Lélia Gonzalez formula dois conceitos que ainda precisam ser mais bem estudados e esmiuçados por aqueles que se debruçam sobre seu legado: o de "amefricanidade" e do "pretuguês". Este último, está sob a centralidade africana, no contexto da vida brasileira, enfocado no movimento negro. Já "amefricanidade" está carregado da sua visão latino-americana, de encontro a "apropriação do termo para definir apenas os estadunidenses, que, como categoria político-cultural, permite construir um entendimento mais profundo de toda a América", como assinala as competentes organizadoras do volume, Flávia Rios e Márcia Lima.

Ao se inteirar cada vez mais do processo das lutas antirracistas (que contagiou militantes como Angela Davis, nos Estados Unidos), como ativista do movimento negro e de mulheres, Lélia Gonzalez reflete sobre o passado escravista, na teoria e na prática, debatendo mitos preconceituosos relativos à mulher negra.

"Na verdade, o grande contingente de brasileiros mestiços resultou de estupro, de violentação, de manipulação sexual da escrava." Ela diz que é preciso derrubar a ideia de "mulher fácil", "boa de cama" - como responde no texto "Democracia Racial? Nada Disso!".

A lógica de "Por um Feminismo Afro-Latino-Americano" ecoa hoje com tudo o que o que propaga em termos de pensamento militante, sobretudo do feminismo negro. Na época de Lélia Gonzalez —morta há 30 anos–, tudo isso causava estranheza, fomentava discussões acaloradas e acirrava debates.

Ao falar de colonialismo, negritude, machismo, sexismo, violência contra a mulher, gênero, herança quilombola, escravismo, e, ao traçar perfis sobre Tia Ciata ou Clementina de Jesus, que ela chama de "eterna menina", Lélia Gonzalez traz para a agenda política pautas importantes e faz percurso de volta de resgate de mulheres que se tornaram referência em sua trajetória.

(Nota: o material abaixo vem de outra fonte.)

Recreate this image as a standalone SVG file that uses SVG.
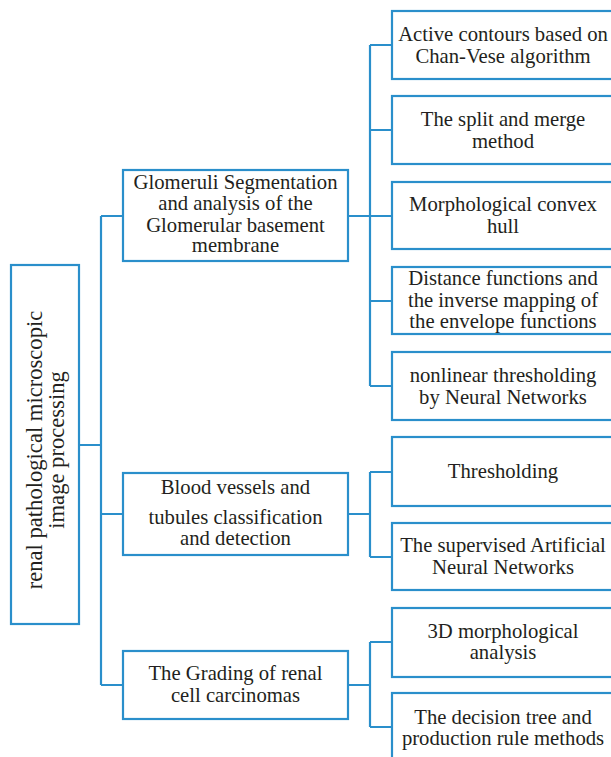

Hoje, a leitura dos seus textos abre muitos caminhos, tendo em vista o ineditismo da reunião nessa coletânea, que não só ilumina seu pensamento, mas que a torna, merecidamente, a mais importante militante feminista negra brasileira.

Lélia Gonzalez nasceu na cidade de Belo Horizonte, em 1935, e morreu no Rio de Janeiro, em 1994. Sua atividade política, no âmbito das questões raciais, está fortemente centrada no Rio de Janeiro, onde militou em partido político e movimentos sociais negros, como o Instituto de Pesquisas das Culturas Negras (IPCN), o Coletivo de Mulheres Negras (Nzinga) ou o Movimento Negro Unificado (MNU).

Como ativista, não caminhou sozinha. Esteve com ela Abdias do Nascimento, Januário Garcia, Helena Theodoro, Beatriz Nascimento e Paulo Roberto dos Santos, entre outros. Dessa fase, em especial no centenário da abolição da escravatura, em 1988, Lélia Gonzalez demarca ainda mais o seu território de atuação política, escrevendo artigos para a imprensa negra e acadêmica, atuando em congressos e, sobretudo, pautando o acesso ao parlamento, já que chegou a se lançar deputada.

O pensamento de Lélia Gonzalez está vivo, pulsante, movendo uma sociedade, apesar da violência racial contra homens e mulheres negros, e da negação do avanço da ciência, sobretudo na formulação de teorias que indicam que civilizações africanas, desde a Antiguidade, também são superiores e evoluídas.